I haven't halved the value twice. The second picture shows the total number of possibilities for a bishop from all of the squares on the board. This is the combined values of both bishops as it covers all squares and totals 560 possible moves, an average of 8.75 moves per square. Halving this value (to account for the fact that the bishop can only access one colour) gives 4.375 squares on average.

I'm asking for a mathematical explanation, not a logical one. Yes the knight can jump, but that's already taken into account in picture 1. The total number of squares a knight can jump to, from any square on the board, is 336 - an average of 5.25 squares per move).

So, can you justify the knight and bishops value mathematically?

So we all take for granted that the value of the pieces is as follows...

P=1, N=3, B=3, R=5, Q=9

Different people over the years have attributed slightly different values to the pieces - but whilst the logic of the evaluation of the pieces makes sense, can anyone justify mathematically these values. The logic suggests that a knight can cover all squares whereas a bishop can only cover half of the squares on the board. A white squared bishop is useless against black squared pieces. A knight that is attacked may have to retreat from covering a vital square. Logically it makes sense, but not mathematically.

If you place the knight on all of the squares on the board, and add up the total number of moves it can make, you get a possible 336 moves. Averaged over 64 squares, the knight can move to 5.25 squares per move (336 / 64 = 5.25).

If you do the same with the bishop, it can move to a total of 560 squares.
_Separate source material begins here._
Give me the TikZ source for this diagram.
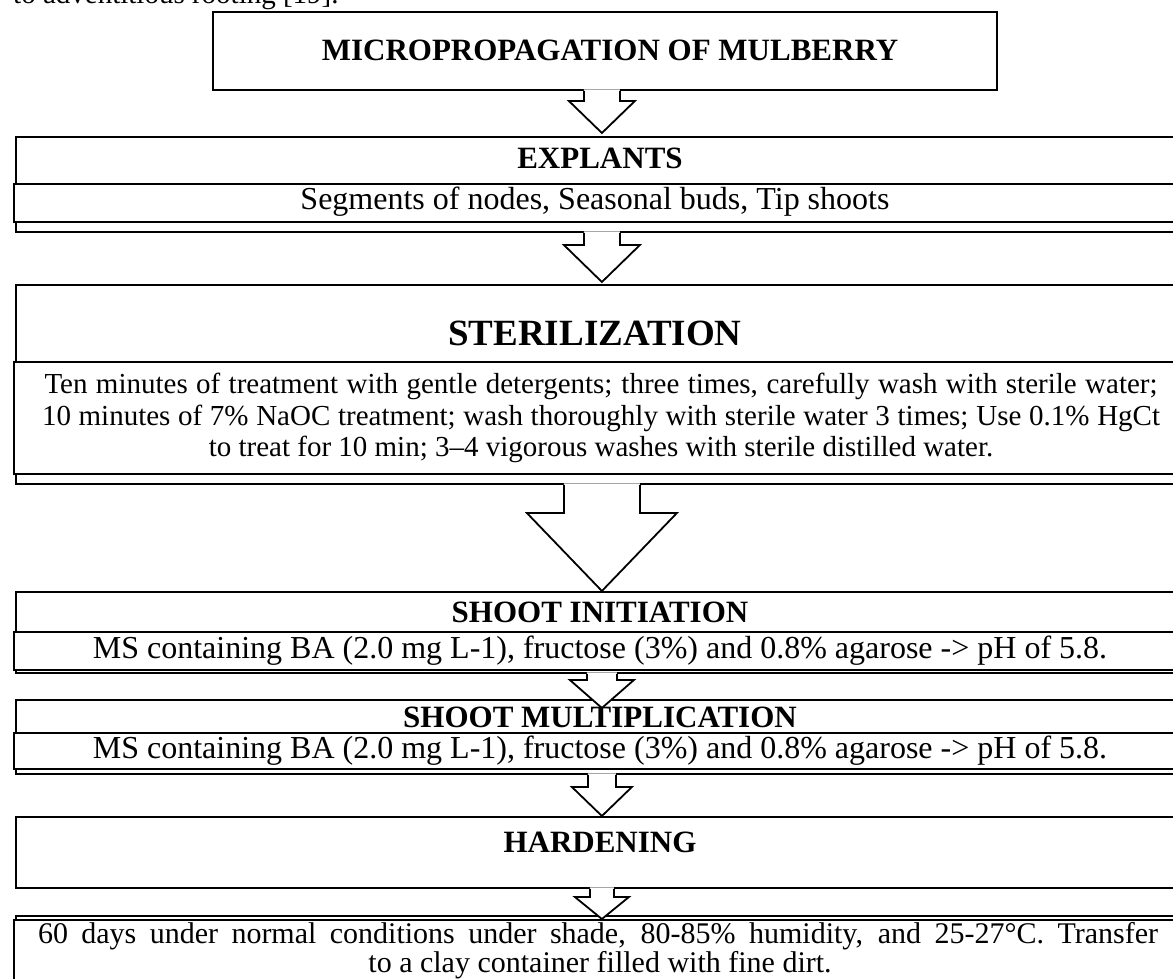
\documentclass[tikz,border=0pt]{standalone}
\usepackage{fontspec}
\setmainfont{Liberation Serif}
\usetikzlibrary{calc}
\newcommand{\fsz}[1]{\fontsize{#1}{#1}\selectfont}
% block arrow: #1 upper anchor, #2 tip anchor, #3 stem half width, #4 wing half width,
% #5 head length, #6 shift of the tip downwards (pt)
\newcommand{\blkarrow}[6]{%
  \fill[white] let \p1=(#1), \p2=($(#2)+(0,#6)$) in
    (\x2-#3pt,\y1+1.5pt) -- (\x2-#3pt,\y2+#5pt) -- (\x2-#4pt,\y2+#5pt) -- (\x2,\y2)
    -- (\x2+#4pt,\y2+#5pt) -- (\x2+#3pt,\y2+#5pt) -- (\x2+#3pt,\y1+1.5pt) -- cycle;
  \draw[barrow] let \p1=(#1), \p2=($(#2)+(0,#6)$) in
    (\x2-#3pt,\y1) -- (\x2-#3pt,\y2+#5pt) -- (\x2-#4pt,\y2+#5pt) -- (\x2,\y2)
    -- (\x2+#4pt,\y2+#5pt) -- (\x2+#3pt,\y2+#5pt) -- (\x2+#3pt,\y1);
}
\tikzset{
  box/.style={draw, line width=1.8pt, fill=white, inner sep=0pt, anchor=north west},
  barrow/.style={draw, line width=1.8pt, line join=miter},
  hdr/.style={font=\bfseries\fsz{31}, inner sep=0pt},
  txt/.style={font=\fsz{32}, inner sep=0pt},
}
\begin{document}
\begin{tikzpicture}[x=1pt,y=-1pt]
\useasboundingbox (0,0) rectangle (1173,979);
\clip (0,0) rectangle (1173,979);
\fill[white] (0,0) rectangle (1173,979);

% text above the chart (cut off by the page)
\node[font=\fsz{29}, inner sep=0pt, anchor=base west] (prev) at (13,4) {to adventitious rooting [19].};

% boxes
\node[box, minimum width=784pt, minimum height=78pt] (ttl) at (212,11) {};

\node[box, minimum width=1172pt, minimum height=95pt] (expO) at (15,136) {};
\node[box, minimum width=1176pt, minimum height=38pt] (expI) at (13,183) {};

\node[box, minimum width=1172pt, minimum height=199pt] (stO) at (15,284) {};
\node[box, minimum width=1176pt, minimum height=112pt] (stI) at (13,361) {};

\node[box, minimum width=1172pt, minimum height=81pt] (siO) at (15,591) {};
\node[box, minimum width=1176pt, minimum height=38pt] (siI) at (13,631) {};

\node[box, minimum width=1172pt, minimum height=74pt] (smO) at (15,699) {};
\node[box, minimum width=1176pt, minimum height=36pt] (smI) at (13,732) {};

\node[box, minimum width=1172pt, minimum height=71pt] (hard) at (15,816) {};

\node[box, minimum width=1172pt, minimum height=90pt] (finO) at (15,915) {};
\node[box, minimum width=1176pt, minimum height=90pt] (finI) at (13,919) {};

% block arrows
\blkarrow{ttl.south}{expO.north}{18}{33}{32}{-3}
\blkarrow{expO.south}{stO.north}{18}{38}{37}{-2}
\blkarrow{stO.south}{siO.north}{38}{75}{78}{0}
\blkarrow{siO.south}{smO.north}{15}{32}{28}{9}
\blkarrow{smO.south}{hard.north}{14}{30}{29}{0}
\blkarrow{hard.south}{finI.north}{12}{27}{22}{0}

% texts
\node[hdr] (ttlT) at (610,50) {MICROPROPAGATION OF MULBERRY};

\node[hdr] (expH) at (600,158) {EXPLANTS};
\node[txt] (expT) at (595,202) {Segments of nodes, Seasonal buds, Tip shoots};

\node[hdr, font=\bfseries\fsz{37}] (stH) at (595,333) {STERILIZATION};
\node[txt, font=\fsz{29}] (stL1) at (601,386) {\makebox[1113pt][s]{Ten minutes of treatment with gentle detergents; three times, carefully wash with sterile water;}};
\node[txt, font=\fsz{29}] (stL2) at (601,418) {\makebox[1118pt][s]{10 minutes of 7\% NaOC treatment; wash thoroughly with sterile water 3 times; Use 0.1\% HgCt}};
\node[txt, font=\fsz{29}] (stL3) at (601,449) {to treat for 10 min; 3–4 vigorous washes with sterile distilled water.};

\node[hdr] (siH) at (600,612) {SHOOT INITIATION};
\node[txt] (siT) at (600,651) {MS containing BA (2.0 mg L-1), fructose (3\%) and 0.8\% agarose -> pH of 5.8.};

\node[hdr] (smH) at (600,717) {SHOOT MULTIPLICATION};
\node[txt] (smT) at (600,751) {MS containing BA (2.0 mg L-1), fructose (3\%) and 0.8\% agarose -> pH of 5.8.};

\node[hdr] (hdH) at (600,842) {HARDENING};

\node[txt, font=\fsz{30}] (fnL1) at (598,936) {\makebox[1120pt][s]{60 days under normal conditions under shade, 80-85\% humidity, and 25-27°C. Transfer}};
\node[txt, font=\fsz{30}] (fnL2) at (600,965) {to a clay container filled with fine dirt.};
\end{tikzpicture}
\end{document}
Averaged over 64 squares, it can move to 8.75 squares per move (560 / 64 = 8.75).

So, mathematically speaking, that would suggest that the bishop is vastly superior to the knight - more than 1 and a half times it's value.

But the bishop is limited to only half of the available squares, so that would give it an average of half the original value = 4.375.

Yet the knight is almost always considered to be the weaker of the two pieces where their value is concerned.

So, mathematically speaking (not logically), how do we justify their values of approx 3?